Good fiction does not strictly require a well-built setting. A lot of fiction takes place in a setting so very like reality that the skill necessary to provide a good backdrop isn’t worldbuilding, but research. Some fiction that isn’t set in “the real world” still works with little to no sense of place, history, culture, or context, although this works mostly in stories that are very simple, very short, or (more typically) both. Eliezer writes speculative fiction (eliminating the first excuse), and his stories typically depend heavily on backdrop elements (eliminating the second excuse, except when he’s writing fanficiton and can rely on prior reading of others’ works to do this job for him).

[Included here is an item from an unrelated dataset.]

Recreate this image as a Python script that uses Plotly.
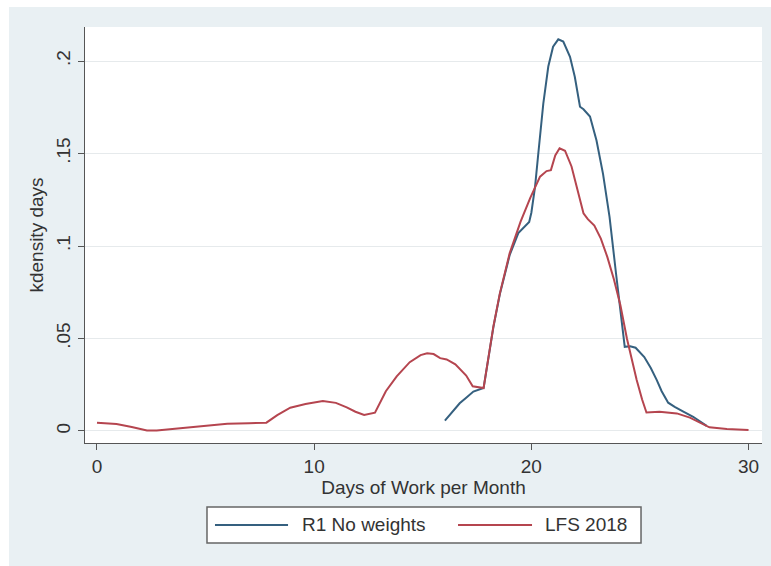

I agree with you regarding the quality of his writing, but your generalizations regarding worldbuilding’s relationship to quality may be overbroad or overstrong. Worldbuilding is fun and interesting and I like it in my books, but lack of worldbuilding, or deep difficult holes in the world are not killing flaws. Almost nothing cannot be rescued by a sufficient quality in other areas. Consider Madeline L’Engle’s A Wrinkle in Time, Gene Wolfe’s Book of the New Sun, Stanislaw Lem’s Cyberiad.

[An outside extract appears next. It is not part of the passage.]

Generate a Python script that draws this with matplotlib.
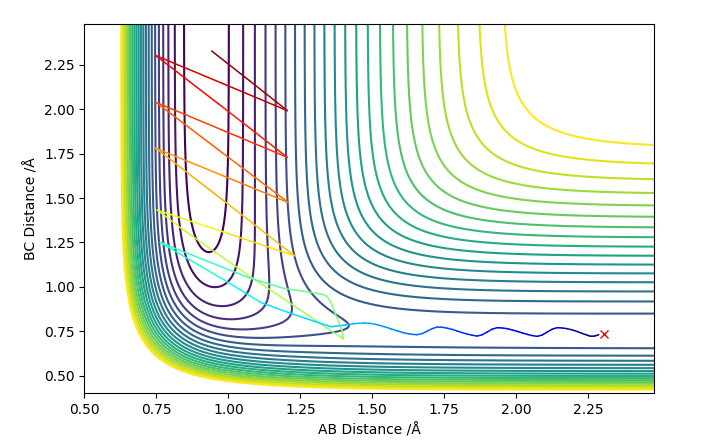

The only one of the books you mention that I’ve read is Wrinkle in Time, so I’ll address that one. It isn’t world-driven! It’s a strongly character-driven story. The planets she invents, the species she imagines, the settings she dreams up—these do not supply the thrust of the story. The people populating the book do that, and pretty, emotionally-charged prose does most of the rest. Further, L’Engle’s worldbuilding isn’t awful, and moreover, its weaknesses aren’t distracting. It has an element of whimsy to it and it’s colored by her background values, but there’s nothing much in there that is outrageous and important and unexplained.

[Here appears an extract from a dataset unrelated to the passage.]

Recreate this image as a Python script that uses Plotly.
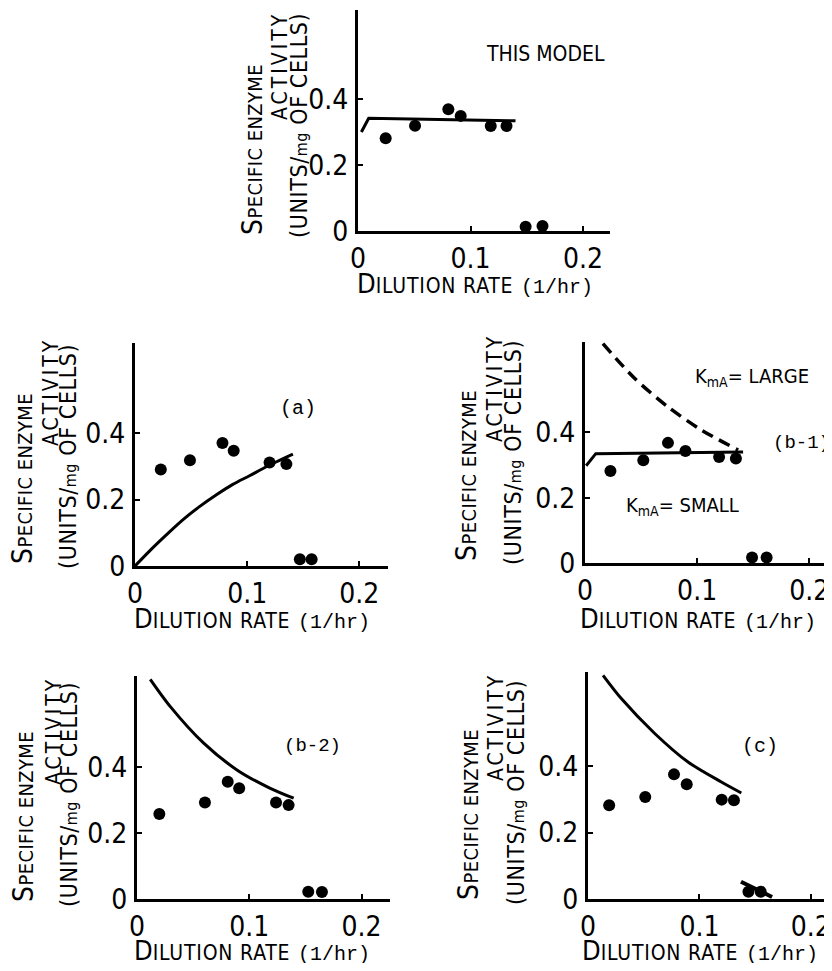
import plotly.graph_objects as go

# ---------------- data ----------------
# Top panel: "THIS MODEL"
top_x = [0.0246, 0.0507, 0.0803, 0.0913, 0.118, 0.132, 0.149, 0.164]
top_y = [0.281, 0.319, 0.369, 0.349, 0.318, 0.318, 0.013, 0.015]
top_line_x = [0.003, 0.0095, 0.140]
top_line_y = [0.300, 0.342, 0.334]

# Panel (a)
a_x = [0.023, 0.049, 0.078, 0.088, 0.120, 0.135, 0.147, 0.1575]
a_y = [0.291, 0.319, 0.371, 0.347, 0.312, 0.307, 0.020, 0.020]
a_curve_x = [0.0, 0.0129, 0.0277, 0.0426, 0.0575, 0.0723, 0.0872, 0.1021, 0.117, 0.1408]
a_curve_y = [0.0, 0.045, 0.093, 0.139, 0.179, 0.214, 0.246, 0.272, 0.299, 0.337]

# Panel (b-1)
b1_x = [0.0227, 0.052, 0.074, 0.0896, 0.1196, 0.1346, 0.149, 0.162]
b1_y = [0.282, 0.315, 0.368, 0.343, 0.325, 0.320, 0.017, 0.017]
b1_small_x = [0.001, 0.0096, 0.141]
b1_small_y = [0.298, 0.335, 0.340]
b1_large_x = [0.016, 0.0444, 0.0741, 0.104, 0.1366]
b1_large_y = [0.672, 0.565, 0.478, 0.407, 0.346]

# Panel (b-2)
b2_x = [0.0199, 0.0605, 0.0808, 0.091, 0.1238, 0.135, 0.1525, 0.1647]
b2_y = [0.258, 0.293, 0.356, 0.336, 0.293, 0.285, 0.022, 0.021]
b2_curve_x = [0.0118, 0.0297, 0.0594, 0.089, 0.1187, 0.1395]
b2_curve_y = [0.667, 0.584, 0.473, 0.392, 0.336, 0.306]

# Panel (c)
c_x = [0.019, 0.0514, 0.0772, 0.0886, 0.120, 0.131, 0.144, 0.155]
c_y = [0.282, 0.307, 0.375, 0.345, 0.299, 0.297, 0.022, 0.022]
c_curve_x = [0.0135, 0.0299, 0.0599, 0.0898, 0.1197, 0.1376]
c_curve_y = [0.673, 0.603, 0.498, 0.412, 0.352, 0.319]
c_tail_x = [0.1373, 0.1652]
c_tail_y = [0.052, 0.006]

x_tickvals = [0, 0.1, 0.2]
x_ticktext = ["0", "0.1", "0.2"]
y_tickvals = [0, 0.2, 0.4]
y_ticktext = ["0", "0.2", "0.4"]

# ---------------- layout geometry ----------------
# The page body keeps its default 8px margin, so the figure is sized to
# fill the 832x971 window exactly; positions below are given in window
# pixels and converted to figure paper coordinates.
PAGE_OFF = 8
FW, FH = 832 - PAGE_OFF, 971 - 2 * PAGE_OFF
FONT = "DejaVu Sans Condensed, DejaVu Sans, sans-serif"
MONO = "Liberation Mono, DejaVu Sans Mono, monospace"


def px(x):
    return (x - PAGE_OFF) / FW


def py(y):
    return 1 - (y - PAGE_OFF) / FH


TX = -1  # horizontal correction for rotated title boxes
panels = [
    dict(x0=358, x1=610, y0=231, y1=10, xmax=0.224, ymax=0.670,
         t1=(253, 149), t2=(281, 66), t3=(300, 126), xt=(475, 283)),
    dict(x0=135, x1=388, y0=566, y1=343, xmax=0.2256, ymax=0.672,
         t1=(23, 479), t2=(52, 392), t3=(69, 456), xt=(252, 618)),
    dict(x0=585, x1=832, y0=563, y1=342, xmax=0.2203, ymax=0.677,
         t1=(467, 476), t2=(496, 388), t3=(514, 453), xt=(698, 618)),
    dict(x0=137, x1=390, y0=899, y1=676, xmax=0.2253, ymax=0.677,
         t1=(24, 817), t2=(55, 731), t3=(70, 794), xt=(252, 950)),
    dict(x0=588, x1=832, y0=899, y1=672, xmax=0.219, ymax=0.683,
         t1=(469, 815), t2=(497, 727), t3=(517, 792), xt=(700, 950)),
]

fig = go.Figure()


def add_points(i, xs, ys):
    sfx = "" if i == 0 else str(i + 1)
    fig.add_trace(go.Scatter(x=xs, y=ys, mode="markers", xaxis="x" + sfx, yaxis="y" + sfx,
                             marker=dict(color="black", size=12), cliponaxis=False,
                             showlegend=False, hoverinfo="skip"))


def add_line(i, xs, ys, dash="solid", smooth=True, width=3):
    sfx = "" if i == 0 else str(i + 1)
    fig.add_trace(go.Scatter(x=xs, y=ys, mode="lines", xaxis="x" + sfx, yaxis="y" + sfx,
                             line=dict(color="black", width=width, dash=dash,
                                       shape="spline" if smooth else "linear", smoothing=0.8),
                             cliponaxis=False, showlegend=False, hoverinfo="skip"))


add_line(0, top_line_x, top_line_y, smooth=False)
add_points(0, top_x, top_y)
add_line(1, a_curve_x, a_curve_y)
add_points(1, a_x, a_y)
add_line(2, b1_small_x, b1_small_y, smooth=False)
add_line(2, b1_large_x, b1_large_y, dash="12px,7px", width=3.5)
add_points(2, b1_x, b1_y)
add_line(3, b2_curve_x, b2_curve_y)
add_points(3, b2_x, b2_y)
add_line(4, c_curve_x, c_curve_y)
add_line(4, c_tail_x, c_tail_y, smooth=False, width=4)
add_points(4, c_x, c_y)

layout = dict(width=FW, height=FH, margin=dict(l=0, r=0, t=0, b=0, autoexpand=False),
              paper_bgcolor="white", plot_bgcolor="white", showlegend=False,
              font=dict(family=FONT, color="black"))

annotations = []
for i, p in enumerate(panels):
    sfx = "" if i == 0 else str(i + 1)
    axis_common = dict(showline=True, linecolor="black", linewidth=3, showgrid=False,
                       zeroline=False, ticks="inside", ticklen=5, tickwidth=2,
                       tickcolor="black", fixedrange=True, ticklabeloverflow="allow",
                       tickfont=dict(family=FONT, size=28, color="black"))
    layout["xaxis" + sfx] = dict(domain=[px(p["x0"]), min(px(p["x1"]), 1.0)],
                                 range=[0, p["xmax"]], anchor="y" + sfx,
                                 tickvals=x_tickvals, ticktext=x_ticktext,
                                 ticklabelstandoff=0, **axis_common)
    layout["yaxis" + sfx] = dict(domain=[py(p["y0"]), py(p["y1"])], range=[0, p["ymax"]],
                                 anchor="x" + sfx, tickvals=y_tickvals, ticktext=y_ticktext,
                                 ticklabelstandoff=1, **axis_common)
    # y title (three rotated lines)
    annotations.append(dict(x=px(p["t1"][0] + TX), y=py(p["t1"][1]), xref="paper", yref="paper",
                            text="<span style='letter-spacing:0.4px'>S<span style='font-size:20px'>PECIFIC ENZYME</span></span>",
                            textangle=-90, showarrow=False, xanchor="center", yanchor="middle",
                            font=dict(family=FONT, size=28, color="black")))
    annotations.append(dict(x=px(p["t2"][0] + TX), y=py(p["t2"][1]), xref="paper", yref="paper",
                            text="<span style='letter-spacing:3px'>ACTIVITY</span>",
                            textangle=-90, showarrow=False,
                            xanchor="center", yanchor="middle",
                            font=dict(family=FONT, size=21, color="black")))
    annotations.append(dict(x=px(p["t3"][0] + TX), y=py(p["t3"][1]), xref="paper", yref="paper",
                            text="<span style='letter-spacing:0.6px'>(UNITS/<span style='font-size:16px'>mg</span> OF CELLS)</span>",
                            textangle=-90, showarrow=False, xanchor="center", yanchor="middle",
                            font=dict(family=FONT, size=23, color="black")))
    # x title
    annotations.append(dict(x=px(p["xt"][0]), y=py(p["xt"][1]), xref="paper", yref="paper",
                            text="D<span style='font-size:21px; letter-spacing:0.8px'>ILUTION RATE</span> "
                                 "<span style='font-family:Liberation Mono, monospace; font-size:20px'>(1/hr)</span>",
                            showarrow=False, xanchor="center", yanchor="middle",
                            font=dict(family=FONT, size=27, color="black")))

# panel labels
labels = [
    ("THIS MODEL", 545, 54, FONT, 21),
    ("(a)", 298, 408, MONO, 20),
    ("(b-1)", 801, 443, MONO, 19),
    ("(b-2)", 312, 746, MONO, 19),
    ("(c)", 760, 746, MONO, 20),
    ("K<sub>mA</sub>= LARGE", 752, 377, FONT, 20),
    ("K<sub>mA</sub>= SMALL", 682, 506, FONT, 20),
]
for txt, x, y, fam, sz in labels:
    annotations.append(dict(x=px(x), y=py(y), xref="paper", yref="paper", text=txt,
                            showarrow=False, xanchor="center", yanchor="middle",
                            font=dict(family=fam, size=sz, color="black")))

layout["annotations"] = annotations
fig.update_layout(**layout)
fig.write_html("out.html", config={"displayModeBar": False})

Eliezer’s stories, meanwhile—I’d have to dislike them even more if I were interpreting them as being character-driven. His characters tend to be ciphers with flat voices, clothed in cliché and propped up by premise. And it’s often okay to populate your stories with such characters if they aren’t the point—if the point is world or premise/conceit or plot or even just raw beautiful writing. I actually think that Eliezer’s fiction tends to be premise/conceit driven, not setting driven, but he backs up his premises with setting, and his settings do not appear to be up to the task. So to summarize:
A bad story element (such as setting, characterization, plot, or writing quality) may be forgivable, and not preclude the work it’s found in from being good, if:
The bad element is not the point of the story
The bad element isn’t indispensable to help support whatever element is the point of the story (for instance, you might get away with bad writing in a character-driven story only if you don’t depend on your character’s written voice to convey their personality)
And it is not so bad as to distract from the point of the story.
Eliezer’s subpar worldbuilding slips by according to the first criterion. I don’t think his stories are truly setting-driven. But it fails the second two. His settings are indispensably necessary to back up his premises. (“Three Worlds Collide” could not have been plausibly set during some encounter between three boats full of humans on Earth.) And—this one is a matter of taste to some extent, I’ll grant—the settings are poor enough to be distracting. (The non-consensual sex thing is just a particularly easy target. It’s hardly the only bizarre, unexplained thing he’s ever dropped in.)